**** Material provided

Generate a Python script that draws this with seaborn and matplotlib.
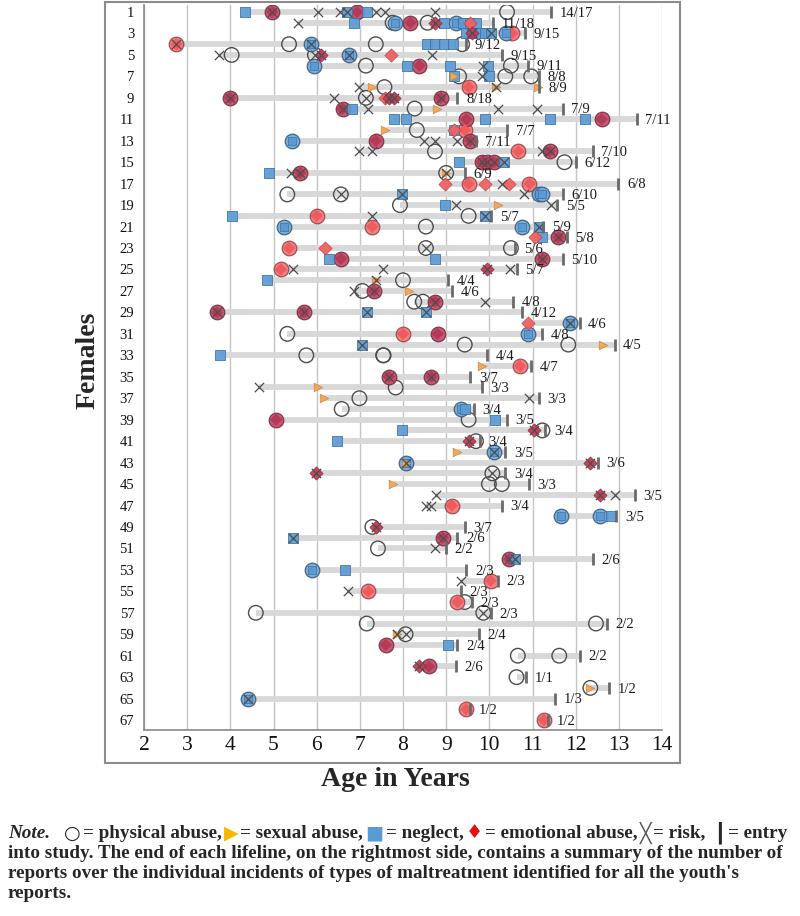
import numpy as np
import matplotlib
matplotlib.use("Agg")
import matplotlib.pyplot as plt
import seaborn as sns
from matplotlib.patches import Rectangle

# ---- data: (row, age in years) for each kind of marker ----
physical = [(1, 10.41), (2, 7.76), (2, 8.57), (4, 5.36), (4, 7.37), (4, 9.37), (5, 4.03), (5, 5.96),
            (6, 7.14), (6, 10.5), (7, 9.3), (7, 10.37), (7, 10.97), (8, 7.57), (9, 7.14), (10, 8.27),
            (12, 8.32), (14, 8.74), (15, 11.74), (16, 9.0), (18, 5.32), (18, 6.56), (19, 7.93),
            (20, 9.52), (21, 8.53), (23, 8.53), (23, 10.5), (26, 8.0), (27, 7.06), (28, 8.26),
            (28, 8.46), (31, 5.32), (32, 9.43), (32, 11.83), (33, 5.76), (33, 7.54), (33, 7.55),
            (36, 7.83), (37, 6.99), (38, 6.58), (39, 9.52), (40, 11.23), (41, 9.69), (44, 10.07),
            (45, 9.99), (45, 10.29), (49, 7.29), (51, 7.42), (56, 9.43), (57, 4.59), (57, 9.86),
            (58, 7.16), (58, 12.47), (59, 8.06), (61, 10.66), (61, 11.62), (63, 10.63), (64, 12.34)]

phys_emot = [(3, 10.53), (4, 2.75), (8, 9.52), (12, 9.43), (14, 10.67), (17, 9.52), (17, 10.93),
             (20, 6.0), (21, 7.29), (23, 5.36), (25, 5.17), (31, 8.0), (34, 10.71), (47, 9.13),
             (54, 10.03), (55, 7.2), (56, 9.26), (66, 9.46), (67, 11.26)]

phys_emot_dark = [(1, 4.97), (1, 6.94), (2, 8.17), (6, 8.38), (9, 3.99), (9, 8.87), (10, 6.6),
                  (11, 9.47), (11, 12.6), (13, 7.37), (13, 9.56), (14, 11.4), (15, 9.82), (15, 9.94),
                  (15, 10.11), (16, 5.62), (22, 11.6), (24, 6.56), (24, 11.23), (27, 7.33), (28, 8.74),
                  (29, 3.69), (29, 5.7), (31, 8.8), (35, 7.67), (35, 8.66), (39, 5.06), (50, 8.92),
                  (52, 10.46), (60, 7.6), (62, 8.6)]

phys_neglect = [(2, 7.82), (2, 9.22), (3, 10.38), (4, 5.87), (5, 6.75), (6, 5.94), (13, 5.43),
                (18, 11.14), (18, 11.23), (21, 5.25), (21, 10.76), (30, 11.87), (31, 10.89),
                (38, 9.34), (42, 10.11), (43, 8.06), (48, 11.66), (48, 12.57), (53, 5.89), (65, 4.42)]

neglect = [(1, 4.35), (1, 6.71), (1, 7.16), (2, 6.86), (2, 8.94), (2, 9.4), (2, 9.55), (2, 9.69),
           (3, 9.45), (3, 9.6), (3, 9.75), (3, 9.9), (3, 10.05), (4, 8.55), (4, 8.75), (4, 8.95),
           (4, 9.15), (6, 8.1), (6, 9.09), (6, 9.97), (7, 9.17), (7, 9.99), (10, 6.83), (11, 7.8),
           (11, 8.08), (11, 9.9), (11, 11.4), (11, 12.21), (12, 9.17), (15, 9.29), (15, 10.33),
           (16, 4.89), (18, 7.97), (19, 8.98), (20, 4.03), (20, 9.9), (21, 11.14), (22, 11.23),
           (24, 6.28), (24, 8.74), (26, 4.86), (29, 7.16), (29, 8.53), (32, 7.06), (33, 3.75),
           (38, 9.43), (39, 10.14), (40, 7.97), (41, 6.46), (48, 12.81), (50, 5.45), (52, 10.59),
           (53, 6.66), (60, 9.04)]

emotional = [(2, 9.55), (5, 7.72), (9, 7.59), (12, 9.17), (17, 8.98), (17, 9.9), (17, 10.46),
             (22, 11.05), (23, 6.2), (30, 10.89)]

emot_dark = [(2, 8.75), (3, 9.6), (5, 6.11), (9, 7.68), (9, 7.78), (25, 9.94), (40, 11.03),
             (41, 9.52), (43, 12.34), (44, 5.98), (46, 12.57), (49, 7.37), (62, 8.38)]

sexual = [(7, 9.17), (8, 7.29), (8, 10.16), (8, 11.12), (10, 8.79), (12, 7.59), (16, 9.0),
          (19, 10.2), (26, 7.37), (27, 8.14), (32, 12.64), (34, 9.82), (36, 6.04), (37, 6.17),
          (42, 9.26), (43, 8.06), (45, 7.76), (59, 7.85), (64, 12.34)]

risk = [(1, 4.97), (1, 6.03), (1, 6.54), (1, 6.71), (1, 7.37), (1, 7.59), (1, 8.74), (2, 5.57),
        (2, 8.75), (3, 9.6), (3, 10.05), (4, 2.75), (4, 5.87), (5, 3.73), (5, 5.96), (5, 6.11),
        (5, 6.75), (5, 8.68), (6, 9.86), (7, 9.82), (8, 6.99), (8, 10.16), (9, 3.99), (9, 6.4),
        (9, 7.14), (9, 7.68), (9, 7.78), (9, 8.87), (10, 6.6), (10, 7.2), (10, 10.2), (10, 11.1),
        (13, 8.49), (13, 8.74), (13, 9.26), (13, 9.56), (14, 6.99), (14, 7.29), (14, 11.23),
        (14, 11.4), (15, 9.82), (15, 9.94), (15, 10.11), (15, 10.33), (16, 5.4), (16, 5.62),
        (16, 9.0), (17, 10.29), (18, 6.56), (18, 7.97), (18, 10.8), (19, 9.23), (19, 11.44),
        (20, 7.29), (20, 9.9), (21, 11.14), (22, 11.6), (23, 8.53), (24, 11.23), (25, 5.45),
        (25, 7.54), (25, 9.94), (25, 10.48), (26, 7.37), (27, 6.86), (27, 7.33), (28, 8.74),
        (28, 9.9), (29, 3.69), (29, 5.7), (29, 7.16), (29, 8.53), (30, 11.87), (32, 7.06),
        (35, 7.67), (35, 8.66), (36, 4.66), (37, 10.93), (40, 11.03), (41, 9.52), (42, 10.11),
        (43, 8.06), (43, 12.34), (44, 5.98), (44, 10.07), (46, 8.77), (46, 12.57), (46, 12.9),
        (47, 8.53), (47, 8.66), (49, 7.37), (50, 5.45), (50, 8.92), (51, 8.74), (52, 10.46),
        (52, 10.59), (54, 9.34), (55, 6.73), (57, 9.86), (59, 7.85), (59, 8.06), (62, 8.38),
        (65, 4.42)]

# age at entry into study, one per female (rows 1..67)
entry_age = [11.43, 10.08, 10.82, 9.45, 10.3, 10.89, 11.14, 11.16, 9.26, 11.7,
             13.41, 10.41, 9.7, 12.39, 12.0, 9.43, 12.99, 11.7, 11.57, 10.05,
             11.25, 11.79, 10.6, 11.7, 10.63, 9.04, 9.13, 10.54, 10.76, 12.09,
             11.23, 12.9, 9.94, 10.97, 9.56, 9.83, 11.14, 9.64, 10.41, 11.3,
             9.78, 10.37, 12.51, 10.37, 10.91, 13.37, 10.29, 12.94, 9.43, 9.26,
             9.0, 12.39, 9.47, 10.2, 9.34, 9.6, 10.03, 12.73, 9.75, 9.26,
             12.09, 9.23, 10.86, 12.77, 11.53, 9.55, 11.35]

summary = ["14/17", "11/18", "9/15", "9/12", "9/15", "9/11", "8/8", "8/9", "8/18", "7/9",
           "7/11", "7/7", "7/11", "7/10", "6/12", "6/9", "6/8", "6/10", "5/5", "5/7",
           "5/9", "5/8", "5/6", "5/10", "5/7", "4/4", "4/6", "4/8", "4/12", "4/6",
           "4/8", "4/5", "4/4", "4/7", "3/7", "3/3", "3/3", "3/4", "3/5", "3/4",
           "3/4", "3/5", "3/6", "3/4", "3/3", "3/5", "3/4", "3/5", "3/7", "2/6",
           "2/2", "2/6", "2/3", "2/3", "2/3", "2/3", "2/3", "2/2", "2/4", "2/4",
           "2/2", "2/6", "1/1", "1/2", "1/3", "1/2", "1/2"]

rows = np.arange(1, len(entry_age) + 1)


def split(pairs):
    return [a for r, a in pairs], [r for r, a in pairs]


sns.set_theme(style="white")
plt.rcParams['font.family'] = ['Liberation Serif', 'DejaVu Serif']

fig = plt.figure(figsize=(8, 9.16), dpi=100)
ax = fig.add_axes([0.18, 0.203, 0.6475, 0.7915])

# lifelines: from first report to entry into study
all_events = physical + phys_emot + phys_emot_dark + phys_neglect + neglect + emotional + emot_dark + sexual + risk
starts = []
for r in rows:
    ages = [a for rr, a in all_events if rr == r]
    starts.append(min(ages))
ax.hlines(rows, starts, entry_age, color='#d8d8d8', lw=4.2, zorder=1)

# circles (physical abuse), filled when they coincide with other types
x, y = split(physical)
ax.scatter(x, y, s=110, facecolors='none', edgecolors='#4d4d4d', linewidths=1.0, zorder=3)
x, y = split(phys_emot)
sns.scatterplot(x=x, y=y, ax=ax, marker='o', s=110, color='#f27b7b', edgecolor='#9a4a50',
                linewidth=0.9, alpha=0.95, zorder=3, legend=False)
sns.scatterplot(x=x, y=y, ax=ax, marker='D', s=40, color='#ee5c60', edgecolor='none',
                zorder=4, legend=False)
x, y = split(phys_emot_dark)
sns.scatterplot(x=x, y=y, ax=ax, marker='o', s=110, color='#c4506c', edgecolor='#7a3344',
                linewidth=0.9, alpha=0.95, zorder=3, legend=False)
sns.scatterplot(x=x, y=y, ax=ax, marker='D', s=40, color='#b53a58', edgecolor='none',
                zorder=4, legend=False)
x, y = split(phys_neglect)
sns.scatterplot(x=x, y=y, ax=ax, marker='o', s=110, color='#74a9d8', edgecolor='#3f5f80',
                linewidth=0.9, alpha=0.95, zorder=3, legend=False)
sns.scatterplot(x=x, y=y, ax=ax, marker='s', s=40, color='#5b9bd5', edgecolor='#41719c',
                linewidth=0.5, zorder=4, legend=False)

# neglect, emotional, sexual
x, y = split(neglect)
sns.scatterplot(x=x, y=y, ax=ax, marker='s', s=50, color='#5b9bd5', edgecolor='#3d6f9e',
                linewidth=0.6, alpha=0.92, zorder=5, legend=False)
x, y = split(emotional)
sns.scatterplot(x=x, y=y, ax=ax, marker='D', s=45, color='#f06262', edgecolor='#c24048',
                linewidth=0.5, alpha=0.95, zorder=5, legend=False)
x, y = split(emot_dark)
sns.scatterplot(x=x, y=y, ax=ax, marker='D', s=45, color='#c43a55', edgecolor='#8a2a3c',
                linewidth=0.5, alpha=0.95, zorder=5, legend=False)
x, y = split(sexual)
sns.scatterplot(x=x, y=y, ax=ax, marker='>', s=38, color='#f2a65a', edgecolor='#d08840',
                linewidth=0.5, zorder=6, legend=False)

# risk
x, y = split(risk)
ax.scatter(x, y, s=45, marker='x', color='#4d4d4d', linewidths=0.9, zorder=7)

# entry into study + summary
ax.plot(entry_age, rows, linestyle='none', marker='|', markersize=8, mew=2.0,
        color='#6a6a6a', zorder=8)
for r, e, lab in zip(rows, entry_age, summary):
    ax.text(e + 0.2, r + 0.12, lab, fontsize=10.5, va='center', ha='left', color='#1a1a1a', zorder=9)

# axes styling
ax.set_xlim(2, 14)
ax.set_ylim(67.93, 0.35)
ax.set_xticks(range(2, 15))
ax.set_xticklabels([str(v) for v in range(2, 15)], fontsize=15.5)
ax.set_yticks(range(1, 68, 2))
ax.set_yticklabels([str(v) for v in range(1, 68, 2)], fontsize=10.5)
ax.set_yticks(range(1, 68), minor=True)
ax.tick_params(axis='x', length=0, pad=4, colors='#111111')
ax.tick_params(axis='y', which='both', length=4, width=0.8, color='#8a8a8a', pad=3)
ax.tick_params(axis='y', labelcolor='#111111')
ax.grid(axis='x', color='#c4c4c4', lw=1.0)
ax.set_axisbelow(True)
for side in ['top', 'right']:
    ax.spines[side].set_visible(False)
for side in ['left', 'bottom']:
    ax.spines[side].set_color('#8a8a8a')
    ax.spines[side].set_linewidth(1.2)

fig.add_artist(Rectangle((0.131, 0.167), 0.719, 0.831, transform=fig.transFigure,
                         fill=False, edgecolor='#8c8c8c', lw=1.5))

fig.text(0.11, 0.607, 'Females', rotation=90, fontsize=20, fontweight='bold', ha='center', va='center')
fig.text(0.494, 0.149, 'Age in Years', fontsize=20, fontweight='bold', ha='center', va='center')

# note below the chart
renderer = fig.canvas.get_renderer()
left_px, right_px = 8, 787
line2 = "into study. The end of each lifeline, on the rightmost side, contains a summary of the number of"
probe = fig.text(0, 0, line2, fontsize=10, fontweight='bold')
w = probe.get_window_extent(renderer).width
probe.remove()
note_fs = 10 * (right_px - left_px) / w

H = 916.0
W = 800.0
ys = [833, 853, 873, 893]

pieces = [("Note.", dict(style='italic')), ("  ", {}),
          ("\u25CB", dict(family='DejaVu Sans', fontweight='normal')), ("= physical abuse,", {}),
          ("\u25B6", dict(family='DejaVu Sans', color='#f5b800')), ("= sexual abuse,", {}),
          ("\u25A0", dict(family='DejaVu Sans', color='#5b9bd5')), ("= neglect,", {}),
          ("\u2666", dict(family='DejaVu Sans', color='#e01010')), ("= emotional abuse,", {}),
          ("\u2573", dict(family='DejaVu Sans', fontweight='normal', color='#555555')), ("= risk,", {}),
          (" \u2503", dict(family='DejaVu Sans')), ("= entry", {})]
objs = []
total = 0
for txt, kw in pieces:
    t = fig.text(0, 1 - ys[0] / H, txt, fontsize=note_fs, fontweight=kw.pop('fontweight', 'bold'),
                 va='center', ha='left', **kw)
    wd = t.get_window_extent(renderer).width
    objs.append((t, wd))
    total += wd
gap = (right_px - left_px - total) / (len(objs) - 1)
xpos = left_px
for t, wd in objs:
    t.set_x(xpos / W)
    xpos += wd + gap

lines = [line2,
         "reports over the individual incidents of types of maltreatment identified for all the youth's",
         "reports."]
for yy, txt in zip(ys[1:], lines):
    fig.text(left_px / W, 1 - yy / H, txt, fontsize=note_fs, fontweight='bold', va='center', ha='left')

fig.savefig('out.png', dpi=100, facecolor='white')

********

--- Exercise requirements ---
From the first line of the listing above, repeat every line through the one holding "(52, 10.46), (60, 7.6), (62, 8.6)]". Both ends count, and pictures stay out.

--- Correct result ---
Generate a Python script that draws this with seaborn and matplotlib.
import numpy as np
import matplotlib
matplotlib.use("Agg")
import matplotlib.pyplot as plt
import seaborn as sns
from matplotlib.patches import Rectangle

# ---- data: (row, age in years) for each kind of marker ----
physical = [(1, 10.41), (2, 7.76), (2, 8.57), (4, 5.36), (4, 7.37), (4, 9.37), (5, 4.03), (5, 5.96),
            (6, 7.14), (6, 10.5), (7, 9.3), (7, 10.37), (7, 10.97), (8, 7.57), (9, 7.14), (10, 8.27),
            (12, 8.32), (14, 8.74), (15, 11.74), (16, 9.0), (18, 5.32), (18, 6.56), (19, 7.93),
            (20, 9.52), (21, 8.53), (23, 8.53), (23, 10.5), (26, 8.0), (27, 7.06), (28, 8.26),
            (28, 8.46), (31, 5.32), (32, 9.43), (32, 11.83), (33, 5.76), (33, 7.54), (33, 7.55),
            (36, 7.83), (37, 6.99), (38, 6.58), (39, 9.52), (40, 11.23), (41, 9.69), (44, 10.07),
            (45, 9.99), (45, 10.29), (49, 7.29), (51, 7.42), (56, 9.43), (57, 4.59), (57, 9.86),
            (58, 7.16), (58, 12.47), (59, 8.06), (61, 10.66), (61, 11.62), (63, 10.63), (64, 12.34)]

phys_emot = [(3, 10.53), (4, 2.75), (8, 9.52), (12, 9.43), (14, 10.67), (17, 9.52), (17, 10.93),
             (20, 6.0), (21, 7.29), (23, 5.36), (25, 5.17), (31, 8.0), (34, 10.71), (47, 9.13),
             (54, 10.03), (55, 7.2), (56, 9.26), (66, 9.46), (67, 11.26)]

phys_emot_dark = [(1, 4.97), (1, 6.94), (2, 8.17), (6, 8.38), (9, 3.99), (9, 8.87), (10, 6.6),
                  (11, 9.47), (11, 12.6), (13, 7.37), (13, 9.56), (14, 11.4), (15, 9.82), (15, 9.94),
                  (15, 10.11), (16, 5.62), (22, 11.6), (24, 6.56), (24, 11.23), (27, 7.33), (28, 8.74),
                  (29, 3.69), (29, 5.7), (31, 8.8), (35, 7.67), (35, 8.66), (39, 5.06), (50, 8.92),
                  (52, 10.46), (60, 7.6), (62, 8.6)]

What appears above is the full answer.